Maven and skinny wars

Maven is a great build system, but sometimes limitations come up that can drive you crazy.  One such limitation is support for building “skinny war” files.  Granted, I don’t think it’s the most common configuration, but for certain types of applications, it’s the preferred way to package your application.

By default, war files are packaged with all of the libraries they use embedded within them.  This is fine, unless your application uses a large number of libraries, and you have more than one war file within your enterprise application archive (ear file).  In that case, you’re causing the JVM to load the same set of classes multiple times, once for each war, which can use up a significant amount of memory, and bloating the size of your ear file.

In a skinny war configuration, the libraries are packaged at a higher level, within the ear file itself, and the war files are made to reference the libraries packaged within the ear file within their MANIFEST.MF file.  The classes are loaded once, and can be used in multiple web applications bundled in the ear.

Unfortunately, this isn’t directly supported in Maven, although there are workarounds.  As this page states, “The Maven WAR and EAR Plugins do not directly support this mode of operation but we can fake it through some POM and configuration magic”.  The workaround is to list the jars in each war, but tell Maven to exclude it from the WEB-INF/lib and to add references to the jar in the MANIFEST.MF file.

The ear file Maven project then needs to list every library it will package as a dependency.  This means that common libraries will be listed in the ear project, and each war project that uses them, causing quite a bit of bloat in the Maven project files.

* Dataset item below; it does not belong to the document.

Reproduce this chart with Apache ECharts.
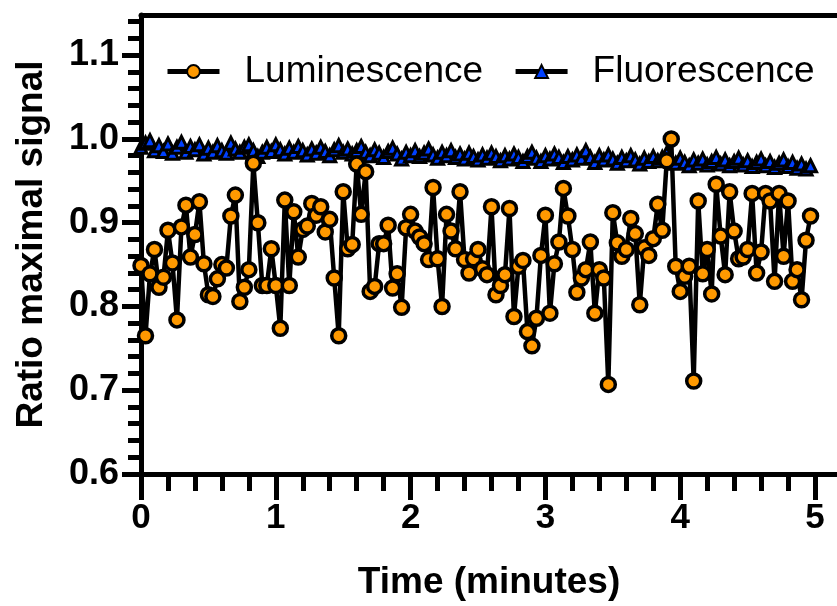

This wiki page has a good description of the situation, some alternate solutions, and requirements for a long term solution.

Ideally, I’d like to be able to take the same Maven war project file, and build for standalone deployment (fat war), or deployment within an ear project where the common libraries are included once in the ear file (skinny war), without having to change the Maven war project file.

For this to work, I think the ear project would have to control whether and which war project libraries are pushed up to the ear project.  The ear project file could explicitly list those libraries that should be bundled in the ear, or it could have an option where it calculates the common libraries across the contained war files, and automatically bundles them in the ear file.  As the link above indicates, the ear project would have to have the ability to rewrite the manifest entries of the contained war projects.